Il faut dans une tragédie certains vers qui semblent prosaïques, pour relever les autres, et pour conserver la nature du dialogue. Cependant j'aimerais infiniment mieux les vers suivants

Ne vous aveuglez point, vous nous perdez tous trois.
Je sçai qu'en vos conseils on compte peu ma voix,
Qu'on y ménage àpeine une épouse timide.
Je sçai Catilina que ton âme intrépide
Sacrifiera sans trouble et ta femme et ton fils
A l'espoir incertain d'accabler ton pays etc.
…..
Tu n'es plus qu'un tiran, tu ne vois plus en moy
Qu'une épouse tremblante indigne de ta foi. etc.

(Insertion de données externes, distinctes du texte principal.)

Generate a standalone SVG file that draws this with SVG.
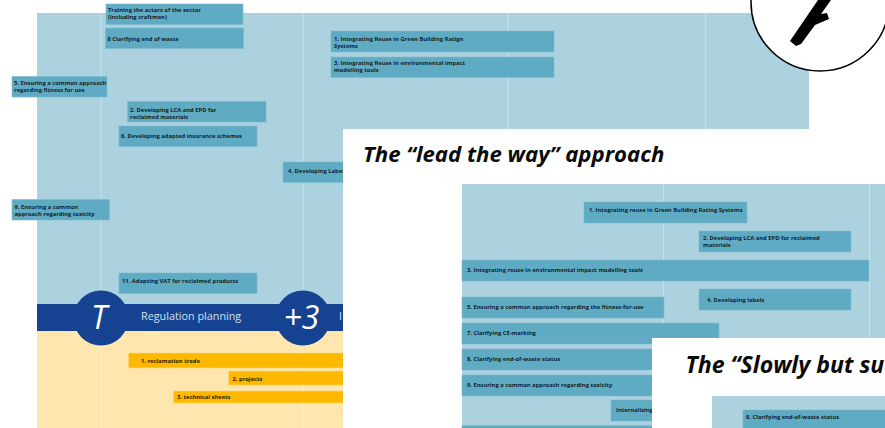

Je vous suplie donc de communiquer à ma chère nièce touttes ces petites corrections, qu'elle aura la bonté de faire copier sur la pièce. Votre critique du vers, ont écrit dans le sang est très juste. Voicy comme je corrige en cet endroit

Achevez son naufrage, allez braves amis
Les destins du sénat en vos mains sont remis,
Songez que ces destins font celuy de la terre.
Ce n'est point conspirer, c'est déclarer la guerre;
C'est reprendre vos droits et c'est vous ressaisir
De l'univers dompté qu'on osait vous ravir,
L'univers votre bien, le prix de votre épée.
Au sein de vos tirans je vais la voir trempée.
Jurez tous de périr ou de vaincre avec moi.

UN CONJURÉ

Nous attestons Silla, nous en jurons par toy.

UN CONJURÉ

Périsse le sénat!

UN AUTRE

Périsse l'infidèle! etc.

A l'égard du vers

L'ambition l'emporte, évanouissez vous

ce mot évanouissez vous apartient à tout le monde. Dieu me garde de voler vains fantômes d'état! Je ne sçai pas ce que c'est qu'un fantôme d'état. Plus je lis ce Corneille plus je le trouve le père du galimatias aussi bien que le père du téâtre.

Mon cher ange voylà à peu près tout ce que vous avez demandé, mais comme j'aime à vous obéir en tout, j'ajouteray encor un vers. Vous n'aimez pas, voylà tout ton service et voylà tous les titres. Aimez vous mieux, ce sont là tes exploits, ton service et tes titres?

Il ne s'agit plus que de copier ces rapetassages. Vous m'avouerez que vous devez vous intéresser un peu à un ouvrage qui est devenu le vôtre par les bons conseils que vous m'avez donnez. Vous sentez par combien de raisons il est essentiel que la pièce soit donnée au public après avoir été promise. Il ne s'agit pas icy seulement d'une vaine réputation toujours combatue par l'envie, le succez de l'ouvrage est devenu un point capital pour moy, et un préalable nécessaire, sans lequel je ne pourais faire à Paris le voiage que je projette. O athéniens!